Reproduce every entry exactly and leave its pictures out.

[start of RECORD EXCERPTS]

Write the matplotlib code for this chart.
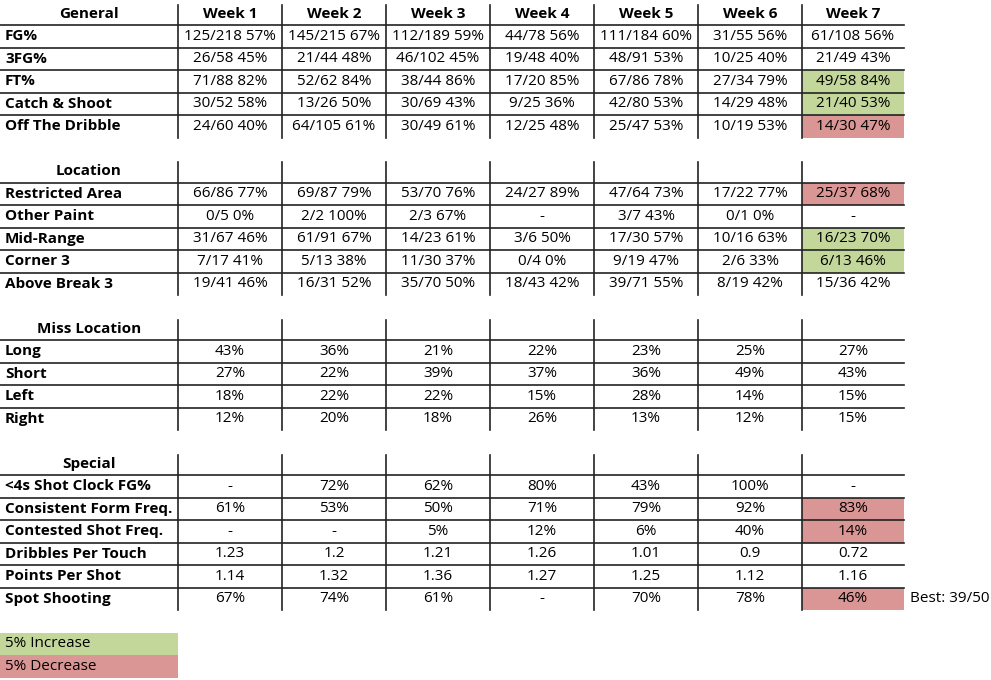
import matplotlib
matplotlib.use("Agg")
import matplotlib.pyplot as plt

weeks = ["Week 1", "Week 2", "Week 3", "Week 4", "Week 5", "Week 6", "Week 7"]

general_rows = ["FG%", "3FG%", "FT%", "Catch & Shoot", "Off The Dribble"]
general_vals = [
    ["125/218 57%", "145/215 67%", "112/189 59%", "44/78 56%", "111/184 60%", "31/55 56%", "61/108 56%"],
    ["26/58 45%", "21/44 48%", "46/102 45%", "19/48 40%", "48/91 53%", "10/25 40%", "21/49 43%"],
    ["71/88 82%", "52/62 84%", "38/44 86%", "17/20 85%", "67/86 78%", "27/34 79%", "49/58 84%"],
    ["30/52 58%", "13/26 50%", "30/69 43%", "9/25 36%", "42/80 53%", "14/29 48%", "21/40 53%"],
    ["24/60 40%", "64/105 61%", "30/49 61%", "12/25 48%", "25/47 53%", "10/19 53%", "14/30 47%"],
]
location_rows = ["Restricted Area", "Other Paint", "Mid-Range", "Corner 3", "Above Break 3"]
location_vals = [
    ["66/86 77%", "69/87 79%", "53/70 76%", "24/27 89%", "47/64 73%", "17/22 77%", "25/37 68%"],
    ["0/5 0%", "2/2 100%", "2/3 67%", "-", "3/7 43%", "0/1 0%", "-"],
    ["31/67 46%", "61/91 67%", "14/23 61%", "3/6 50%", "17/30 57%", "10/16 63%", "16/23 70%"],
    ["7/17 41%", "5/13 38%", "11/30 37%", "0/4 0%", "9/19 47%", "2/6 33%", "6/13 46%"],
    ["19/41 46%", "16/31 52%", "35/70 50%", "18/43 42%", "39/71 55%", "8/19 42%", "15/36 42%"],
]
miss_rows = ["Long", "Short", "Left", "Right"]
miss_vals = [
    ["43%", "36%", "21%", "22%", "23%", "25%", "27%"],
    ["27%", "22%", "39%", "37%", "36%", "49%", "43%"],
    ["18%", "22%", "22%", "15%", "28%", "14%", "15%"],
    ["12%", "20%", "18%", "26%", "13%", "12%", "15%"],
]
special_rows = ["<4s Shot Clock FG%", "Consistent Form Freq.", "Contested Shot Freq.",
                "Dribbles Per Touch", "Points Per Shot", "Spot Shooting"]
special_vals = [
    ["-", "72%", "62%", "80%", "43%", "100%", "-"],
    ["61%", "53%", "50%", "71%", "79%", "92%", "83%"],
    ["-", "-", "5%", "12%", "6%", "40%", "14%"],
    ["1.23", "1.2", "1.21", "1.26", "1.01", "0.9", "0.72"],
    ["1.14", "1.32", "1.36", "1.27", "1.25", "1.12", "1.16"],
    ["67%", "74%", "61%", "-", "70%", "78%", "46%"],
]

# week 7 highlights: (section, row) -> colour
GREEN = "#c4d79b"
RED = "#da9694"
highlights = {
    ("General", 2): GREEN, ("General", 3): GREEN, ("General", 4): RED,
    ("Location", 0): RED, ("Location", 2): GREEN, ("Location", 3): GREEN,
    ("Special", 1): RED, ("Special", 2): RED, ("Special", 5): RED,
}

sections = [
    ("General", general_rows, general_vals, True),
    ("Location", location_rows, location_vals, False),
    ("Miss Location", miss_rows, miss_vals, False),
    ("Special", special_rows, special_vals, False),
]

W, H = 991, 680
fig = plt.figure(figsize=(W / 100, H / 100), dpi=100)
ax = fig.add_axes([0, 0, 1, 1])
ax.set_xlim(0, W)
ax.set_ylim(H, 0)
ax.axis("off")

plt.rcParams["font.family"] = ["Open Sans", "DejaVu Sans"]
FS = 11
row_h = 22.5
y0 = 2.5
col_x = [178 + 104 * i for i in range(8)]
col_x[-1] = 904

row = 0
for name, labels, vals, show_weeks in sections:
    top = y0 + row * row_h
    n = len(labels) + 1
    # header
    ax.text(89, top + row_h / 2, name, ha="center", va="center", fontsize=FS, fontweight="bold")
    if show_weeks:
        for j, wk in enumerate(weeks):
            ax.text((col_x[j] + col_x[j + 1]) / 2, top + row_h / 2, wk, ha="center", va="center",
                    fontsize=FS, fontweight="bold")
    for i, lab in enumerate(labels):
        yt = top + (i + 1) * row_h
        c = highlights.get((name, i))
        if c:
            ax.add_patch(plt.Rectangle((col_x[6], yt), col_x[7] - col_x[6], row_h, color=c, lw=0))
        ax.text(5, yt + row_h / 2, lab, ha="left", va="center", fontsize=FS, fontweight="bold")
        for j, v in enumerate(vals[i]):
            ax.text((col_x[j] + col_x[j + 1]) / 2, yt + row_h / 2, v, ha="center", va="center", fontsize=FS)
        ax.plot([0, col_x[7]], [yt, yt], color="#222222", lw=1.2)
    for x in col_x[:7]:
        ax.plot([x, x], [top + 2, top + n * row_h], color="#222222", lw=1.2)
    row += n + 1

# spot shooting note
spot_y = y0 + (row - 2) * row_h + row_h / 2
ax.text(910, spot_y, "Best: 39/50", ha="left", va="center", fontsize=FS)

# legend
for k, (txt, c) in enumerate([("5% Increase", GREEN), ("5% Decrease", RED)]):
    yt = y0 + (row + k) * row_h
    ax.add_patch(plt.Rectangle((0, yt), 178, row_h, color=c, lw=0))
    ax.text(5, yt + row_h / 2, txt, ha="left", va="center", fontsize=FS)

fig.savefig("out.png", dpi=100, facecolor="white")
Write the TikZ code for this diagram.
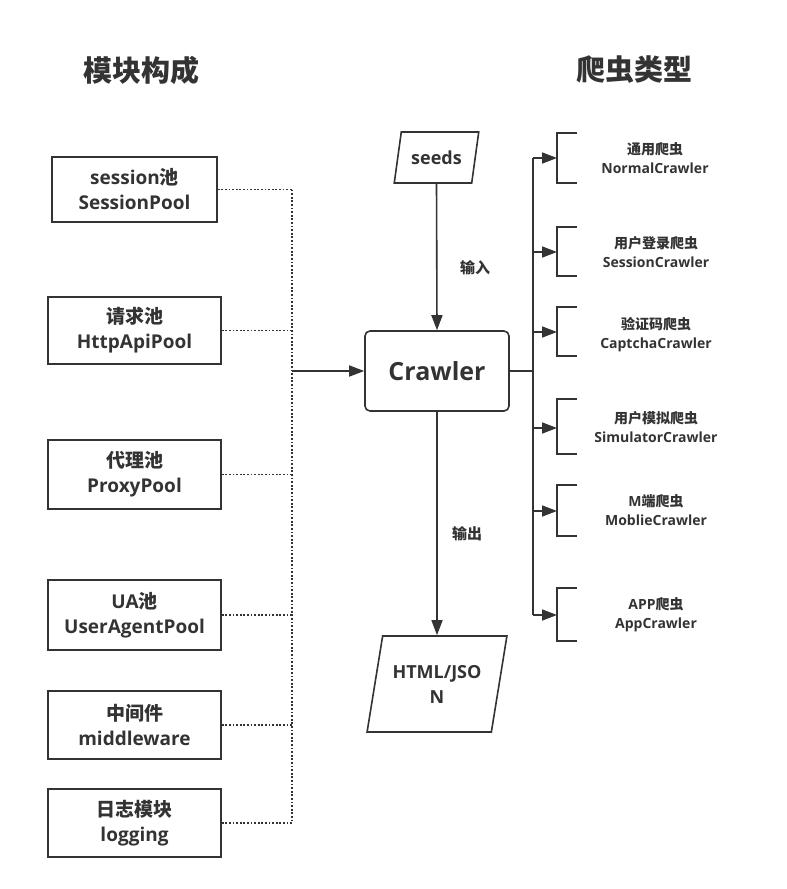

[end of RECORD EXCERPTS]

PROBLEM SOLUTION:
Write the matplotlib code for this chart.
import matplotlib
matplotlib.use("Agg")
import matplotlib.pyplot as plt

weeks = ["Week 1", "Week 2", "Week 3", "Week 4", "Week 5", "Week 6", "Week 7"]

general_rows = ["FG%", "3FG%", "FT%", "Catch & Shoot", "Off The Dribble"]
general_vals = [
    ["125/218 57%", "145/215 67%", "112/189 59%", "44/78 56%", "111/184 60%", "31/55 56%", "61/108 56%"],
    ["26/58 45%", "21/44 48%", "46/102 45%", "19/48 40%", "48/91 53%", "10/25 40%", "21/49 43%"],
    ["71/88 82%", "52/62 84%", "38/44 86%", "17/20 85%", "67/86 78%", "27/34 79%", "49/58 84%"],
    ["30/52 58%", "13/26 50%", "30/69 43%", "9/25 36%", "42/80 53%", "14/29 48%", "21/40 53%"],
    ["24/60 40%", "64/105 61%", "30/49 61%", "12/25 48%", "25/47 53%", "10/19 53%", "14/30 47%"],
]
location_rows = ["Restricted Area", "Other Paint", "Mid-Range", "Corner 3", "Above Break 3"]
location_vals = [
    ["66/86 77%", "69/87 79%", "53/70 76%", "24/27 89%", "47/64 73%", "17/22 77%", "25/37 68%"],
    ["0/5 0%", "2/2 100%", "2/3 67%", "-", "3/7 43%", "0/1 0%", "-"],
    ["31/67 46%", "61/91 67%", "14/23 61%", "3/6 50%", "17/30 57%", "10/16 63%", "16/23 70%"],
    ["7/17 41%", "5/13 38%", "11/30 37%", "0/4 0%", "9/19 47%", "2/6 33%", "6/13 46%"],
    ["19/41 46%", "16/31 52%", "35/70 50%", "18/43 42%", "39/71 55%", "8/19 42%", "15/36 42%"],
]
miss_rows = ["Long", "Short", "Left", "Right"]
miss_vals = [
    ["43%", "36%", "21%", "22%", "23%", "25%", "27%"],
    ["27%", "22%", "39%", "37%", "36%", "49%", "43%"],
    ["18%", "22%", "22%", "15%", "28%", "14%", "15%"],
    ["12%", "20%", "18%", "26%", "13%", "12%", "15%"],
]
special_rows = ["<4s Shot Clock FG%", "Consistent Form Freq.", "Contested Shot Freq.",
                "Dribbles Per Touch", "Points Per Shot", "Spot Shooting"]
special_vals = [
    ["-", "72%", "62%", "80%", "43%", "100%", "-"],
    ["61%", "53%", "50%", "71%", "79%", "92%", "83%"],
    ["-", "-", "5%", "12%", "6%", "40%", "14%"],
    ["1.23", "1.2", "1.21", "1.26", "1.01", "0.9", "0.72"],
    ["1.14", "1.32", "1.36", "1.27", "1.25", "1.12", "1.16"],
    ["67%", "74%", "61%", "-", "70%", "78%", "46%"],
]

# week 7 highlights: (section, row) -> colour
GREEN = "#c4d79b"
RED = "#da9694"
highlights = {
    ("General", 2): GREEN, ("General", 3): GREEN, ("General", 4): RED,
    ("Location", 0): RED, ("Location", 2): GREEN, ("Location", 3): GREEN,
    ("Special", 1): RED, ("Special", 2): RED, ("Special", 5): RED,
}

sections = [
    ("General", general_rows, general_vals, True),
    ("Location", location_rows, location_vals, False),
    ("Miss Location", miss_rows, miss_vals, False),
    ("Special", special_rows, special_vals, False),
]

W, H = 991, 680
fig = plt.figure(figsize=(W / 100, H / 100), dpi=100)
ax = fig.add_axes([0, 0, 1, 1])
ax.set_xlim(0, W)
ax.set_ylim(H, 0)
ax.axis("off")

plt.rcParams["font.family"] = ["Open Sans", "DejaVu Sans"]
FS = 11
row_h = 22.5
y0 = 2.5
col_x = [178 + 104 * i for i in range(8)]
col_x[-1] = 904

row = 0
for name, labels, vals, show_weeks in sections:
    top = y0 + row * row_h
    n = len(labels) + 1
    # header
    ax.text(89, top + row_h / 2, name, ha="center", va="center", fontsize=FS, fontweight="bold")
    if show_weeks:
        for j, wk in enumerate(weeks):
            ax.text((col_x[j] + col_x[j + 1]) / 2, top + row_h / 2, wk, ha="center", va="center",
                    fontsize=FS, fontweight="bold")
    for i, lab in enumerate(labels):
        yt = top + (i + 1) * row_h
        c = highlights.get((name, i))
        if c:
            ax.add_patch(plt.Rectangle((col_x[6], yt), col_x[7] - col_x[6], row_h, color=c, lw=0))
        ax.text(5, yt + row_h / 2, lab, ha="left", va="center", fontsize=FS, fontweight="bold")
        for j, v in enumerate(vals[i]):
            ax.text((col_x[j] + col_x[j + 1]) / 2, yt + row_h / 2, v, ha="center", va="center", fontsize=FS)
        ax.plot([0, col_x[7]], [yt, yt], color="#222222", lw=1.2)
    for x in col_x[:7]:
        ax.plot([x, x], [top + 2, top + n * row_h], color="#222222", lw=1.2)
    row += n + 1

# spot shooting note
spot_y = y0 + (row - 2) * row_h + row_h / 2
ax.text(910, spot_y, "Best: 39/50", ha="left", va="center", fontsize=FS)

# legend
for k, (txt, c) in enumerate([("5% Increase", GREEN), ("5% Decrease", RED)]):
    yt = y0 + (row + k) * row_h
    ax.add_patch(plt.Rectangle((0, yt), 178, row_h, color=c, lw=0))
    ax.text(5, yt + row_h / 2, txt, ha="left", va="center", fontsize=FS)

fig.savefig("out.png", dpi=100, facecolor="white")
Write the TikZ code for this diagram.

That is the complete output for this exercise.